Abstract
Background:
This article assesses opportunities and challenges in designing and conducting environmental justice (EJ)-focused community-engaged research (CEnR) by graduate students through three case studies.
Methods:
Case Study 1 analyzes climate resilience in the New Orleans Vietnamese community using semistructured interviews, observations of community events, and informal discussions. Case Study 2 utilizes participatory workshops to build a climate justice-focused project. Case Study 3 uses action research to design a local, sustainable agriculture intervention.
Results:
Case Study 1 applies the concept of refugee resilience to understand community strengths and vulnerabilities in the face of climate injustice. Case Study 2 illustrates a dynamic participatory process in designing climate justice research through a community-engaged methodology. Case Study 3 finds that community-based action research is a crucial tool for civic engagement in science projects.
Discussion:
These case studies contribute to a critical application and reflection on CEnR and community-based participatory action research (CBPAR) in the context of critical EJ (CEJ).
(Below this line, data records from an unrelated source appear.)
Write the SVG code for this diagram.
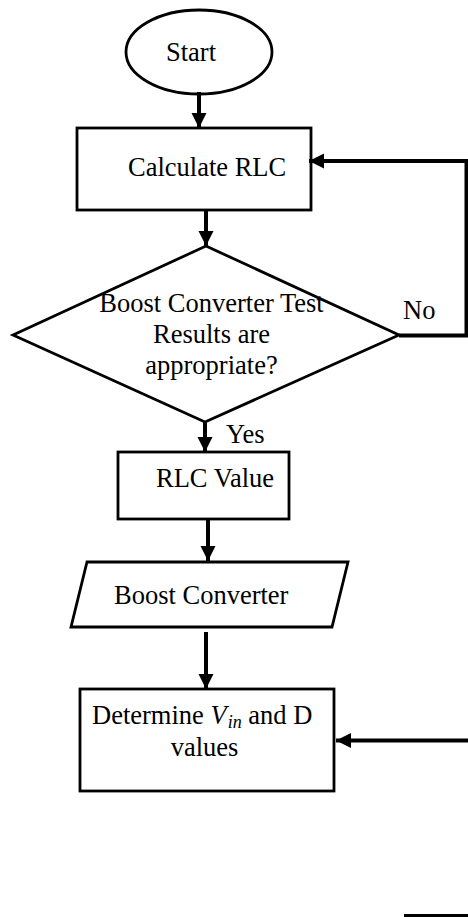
<svg xmlns="http://www.w3.org/2000/svg" width="468" height="917" viewBox="0 0 468 917">
  <style>
    .shape { fill: #ffffff; stroke: #000000; stroke-width: 2.8; }
    .label { font-family: "Liberation Serif", "Times New Roman", serif; font-size: 26.5px; fill: #000000; }
    .mid { text-anchor: middle; }
    .conn { fill: none; stroke: #000000; stroke-width: 4; }
    .math { font-style: italic; }
  </style>
  <defs>
    <marker id="arrow" markerUnits="userSpaceOnUse" markerWidth="16" markerHeight="16" refX="15" refY="7.5" orient="auto">
      <path d="M0,0 L15,7.5 L0,15 Z" fill="#000000"/>
    </marker>
  </defs>

  <rect width="468" height="917" fill="#ffffff"/>

  <!-- process nodes -->
  <g id="start">
    <ellipse class="shape" cx="199" cy="52" rx="73" ry="42"/>
    <text class="label" x="166" y="61">Start</text>
  </g>

  <g id="calculate-rlc">
    <rect class="shape" x="77" y="128" width="234" height="82"/>
    <text class="label" x="128" y="176">Calculate RLC</text>
  </g>

  <g id="test-decision">
    <polygon class="shape" points="13,335 206,246 399,335 205,422"/>
    <text class="label mid" x="211.5" y="312">Boost Converter Test</text>
    <text class="label mid" x="211.5" y="343">Results are</text>
    <text class="label mid" x="211.5" y="374">appropriate?</text>
  </g>

  <g id="rlc-value">
    <rect class="shape" x="118" y="452" width="171" height="67"/>
    <text class="label" x="156" y="487">RLC Value</text>
  </g>

  <g id="boost-converter">
    <polygon class="shape" points="87,562 348,562 332,627 71,627"/>
    <text class="label" x="114" y="604">Boost Converter</text>
  </g>

  <g id="determine-vin-d">
    <rect class="shape" x="80" y="689" width="254" height="102"/>
    <text class="label" x="92" y="724">Determine <tspan class="math">V</tspan><tspan class="math" dx="1" dy="4" font-size="18">in</tspan><tspan dy="-4"> and D</tspan></text>
    <text class="label mid" x="204.5" y="756">values</text>
  </g>

  <!-- connectors -->
  <g id="connectors">
    <line class="conn" x1="199" y1="92" x2="199" y2="128" marker-end="url(#arrow)"/>
    <line class="conn" x1="206" y1="210" x2="206" y2="246" marker-end="url(#arrow)"/>
    <line class="conn" x1="205" y1="422" x2="205" y2="452" marker-end="url(#arrow)"/>
    <line class="conn" x1="208" y1="519" x2="208" y2="561" marker-end="url(#arrow)"/>
    <line class="conn" x1="206" y1="632" x2="206" y2="689" marker-end="url(#arrow)"/>
    <polyline class="conn" points="399,335.5 466.5,335.5 466.5,161 309,161" marker-end="url(#arrow)"/>
    <line class="conn" x1="470" y1="740.5" x2="336" y2="740.5" marker-end="url(#arrow)"/>
    <line class="conn" x1="404" y1="916" x2="470" y2="916" stroke-width="3"/>
    <text class="label" x="403" y="318.5">No</text>
    <text class="label" x="226" y="443">Yes</text>
  </g>
</svg>
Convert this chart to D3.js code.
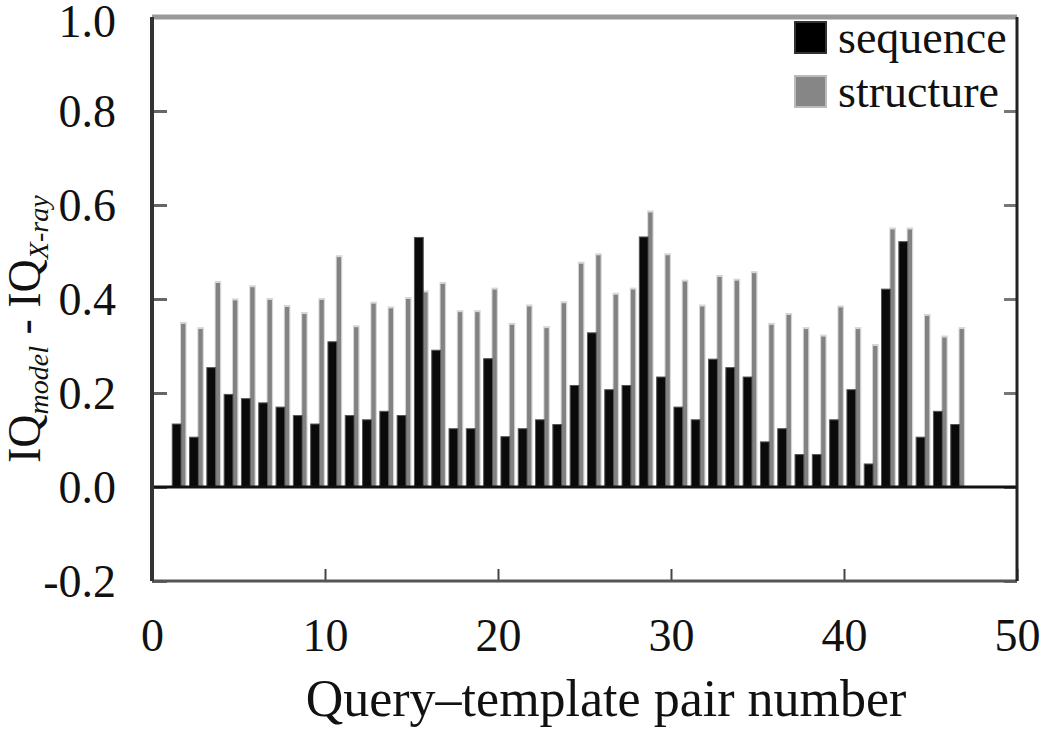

These case studies apply a CEJ lens through a multiscalar analysis, considering public universities as institutions of the state, and demonstrating the value of disadvantaged communities as integral and indispensable to the social, environmental, and climate justice movements.
Conclusion:
The case studies offer several contributions to the fields of CEJ and CBPAR: (1) Graduate students’ efforts to conduct CBPAR within the limitations of their academic environments offer important innovations while requiring patience, creativity, and humility; (2) CEnR models grounded in CEJ and the recognition of both resilience and trauma of marginalized communities can serve as powerful approaches to transformative social change; and (3) CBPAR describes a broad range of techniques that do not always occur fully within one project; instead, such projects should build on their unique strengths in their community-based, participatory, and action-oriented elements.